Photo: Tristram Kenton
Sometimes the sheer brio of the writing and performing makes up for the familiarity of the subject; such is the case with Amelia Bullmore's first play, which is an invigorating kitchen comedy about the perils of monogamy. After a bout of semi-abstract, doomladen plays, it is refreshing to find one that has a proximity to recognisable life.
Bullmore starts by showing a harassed mum, Jane, coping with two demanding children; what makes it funny is that the kids are played by stamping, shouting, rampaging adults. Jane's world is blown apart when her husband, Kev, returns from one of his business trips as a building safety inspector to announce that he's smitten with a member of his team. And right in the midst of domestic crisis, in comes Kev's oldest chum, Phil, a bachelor Scot whose relationship with a doolally handbag designer, Lorna, seems to possess the jazzy fervour hard to sustain in a 12-year-old marriage.
We have been here before, but Bullmore refreshes a stock situation by her sharp eye and ear for the oddities of human behaviour. Jane is not just a boxed-in mum but a woman driven to hit her kids out of desperation. Lorna is a beautifully observed study in glamorous narcissism who, in describing an unrequited love affair, announces, "I lived off apples for a year." And the kids, forever asking embarrassing questions about mortality and hairy fannies, are hilariously inquisitive.
The play suffers from a clumsily contrived ending but Bullmore writes with clinical accuracy about the conflict between marriage and our mammalian urges. And, having just directed Laura Wade's stylised study of confinement in Breathing Corpses, Anna Mackmin here shows she's equally at home with domestic realism. She even retains from the previous show Niamh Cusack, whose Jane has a devastated anguish that cuts through the comedy.
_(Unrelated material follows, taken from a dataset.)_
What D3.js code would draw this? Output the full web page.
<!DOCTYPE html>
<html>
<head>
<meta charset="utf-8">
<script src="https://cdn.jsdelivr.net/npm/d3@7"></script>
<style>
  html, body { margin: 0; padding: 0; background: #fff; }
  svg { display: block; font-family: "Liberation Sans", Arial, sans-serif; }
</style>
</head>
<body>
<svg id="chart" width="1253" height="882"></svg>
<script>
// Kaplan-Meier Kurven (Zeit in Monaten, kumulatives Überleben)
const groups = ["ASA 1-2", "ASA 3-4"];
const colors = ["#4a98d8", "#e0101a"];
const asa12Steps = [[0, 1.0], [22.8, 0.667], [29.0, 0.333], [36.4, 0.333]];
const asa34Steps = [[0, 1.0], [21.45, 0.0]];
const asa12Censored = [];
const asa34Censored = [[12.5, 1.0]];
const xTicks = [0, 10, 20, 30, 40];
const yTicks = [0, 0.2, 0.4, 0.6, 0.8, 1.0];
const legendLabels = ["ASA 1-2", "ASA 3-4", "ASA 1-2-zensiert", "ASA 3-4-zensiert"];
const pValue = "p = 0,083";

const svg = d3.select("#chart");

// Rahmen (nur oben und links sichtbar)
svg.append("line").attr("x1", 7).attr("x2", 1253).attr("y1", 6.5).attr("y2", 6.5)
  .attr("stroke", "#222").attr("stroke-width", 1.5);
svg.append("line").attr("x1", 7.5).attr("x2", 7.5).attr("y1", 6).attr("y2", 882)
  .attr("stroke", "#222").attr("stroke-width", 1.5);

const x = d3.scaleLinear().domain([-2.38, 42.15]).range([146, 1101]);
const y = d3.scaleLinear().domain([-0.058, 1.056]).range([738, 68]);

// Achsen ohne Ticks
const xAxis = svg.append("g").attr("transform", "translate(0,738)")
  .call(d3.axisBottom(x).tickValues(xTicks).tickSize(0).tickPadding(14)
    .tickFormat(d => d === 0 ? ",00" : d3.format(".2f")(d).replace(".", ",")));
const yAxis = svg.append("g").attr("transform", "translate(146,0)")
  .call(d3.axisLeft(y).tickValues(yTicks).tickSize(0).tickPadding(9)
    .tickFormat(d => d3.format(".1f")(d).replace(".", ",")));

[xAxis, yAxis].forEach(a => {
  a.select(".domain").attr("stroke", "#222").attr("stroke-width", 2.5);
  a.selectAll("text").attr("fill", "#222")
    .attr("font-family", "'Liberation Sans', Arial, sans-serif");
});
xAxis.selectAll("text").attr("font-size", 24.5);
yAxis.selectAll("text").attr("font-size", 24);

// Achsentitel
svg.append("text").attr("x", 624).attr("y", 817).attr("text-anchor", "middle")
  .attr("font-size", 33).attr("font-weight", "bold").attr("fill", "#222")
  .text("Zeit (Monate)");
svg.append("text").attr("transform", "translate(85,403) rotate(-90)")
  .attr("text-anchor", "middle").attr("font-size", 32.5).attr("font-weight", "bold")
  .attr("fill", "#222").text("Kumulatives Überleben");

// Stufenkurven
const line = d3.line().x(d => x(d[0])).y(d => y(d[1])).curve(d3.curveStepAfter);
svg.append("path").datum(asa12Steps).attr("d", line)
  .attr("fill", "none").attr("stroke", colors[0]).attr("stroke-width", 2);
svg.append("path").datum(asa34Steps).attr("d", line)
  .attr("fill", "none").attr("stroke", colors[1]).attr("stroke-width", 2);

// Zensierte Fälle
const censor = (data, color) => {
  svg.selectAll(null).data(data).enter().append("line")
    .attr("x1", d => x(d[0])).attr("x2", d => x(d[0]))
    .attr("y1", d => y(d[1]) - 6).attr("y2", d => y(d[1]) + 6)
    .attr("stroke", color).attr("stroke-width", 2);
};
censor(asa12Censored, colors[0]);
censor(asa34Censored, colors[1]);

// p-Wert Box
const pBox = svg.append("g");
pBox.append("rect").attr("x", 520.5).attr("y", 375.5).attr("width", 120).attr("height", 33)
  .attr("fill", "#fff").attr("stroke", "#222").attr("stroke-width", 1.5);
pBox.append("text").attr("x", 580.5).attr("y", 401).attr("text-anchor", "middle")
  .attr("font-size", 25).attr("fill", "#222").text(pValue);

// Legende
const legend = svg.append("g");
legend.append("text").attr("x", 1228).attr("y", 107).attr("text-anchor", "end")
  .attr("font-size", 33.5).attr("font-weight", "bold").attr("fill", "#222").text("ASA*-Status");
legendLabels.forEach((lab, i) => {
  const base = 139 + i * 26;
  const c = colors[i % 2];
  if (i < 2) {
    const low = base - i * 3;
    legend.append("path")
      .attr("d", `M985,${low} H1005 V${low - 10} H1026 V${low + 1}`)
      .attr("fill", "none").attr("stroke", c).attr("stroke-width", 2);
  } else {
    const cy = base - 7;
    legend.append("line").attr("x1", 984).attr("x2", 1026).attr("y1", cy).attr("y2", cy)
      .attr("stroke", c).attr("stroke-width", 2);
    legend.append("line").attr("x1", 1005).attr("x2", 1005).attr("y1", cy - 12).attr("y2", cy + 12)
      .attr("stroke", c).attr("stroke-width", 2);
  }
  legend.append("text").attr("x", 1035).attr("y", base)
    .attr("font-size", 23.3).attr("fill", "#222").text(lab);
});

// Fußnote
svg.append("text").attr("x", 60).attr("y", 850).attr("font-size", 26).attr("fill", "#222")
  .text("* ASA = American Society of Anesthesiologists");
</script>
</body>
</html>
Nancy Carroll wittily plays Lorna like a sexy Anglepoise lamp, while Daniel Ryan as the errant Kev and Mark Bonnar as the free-floating Phil are very good as the floundering males. But it is Helena Lymbery and Jane Hazlegrove who all but steal the show as the two kids who want kisses and cuddles on demand but regard the house as their territory in which the adults just happen to live. As a report from the front line of the domestic battleground, Bullmore's play bulges with promise.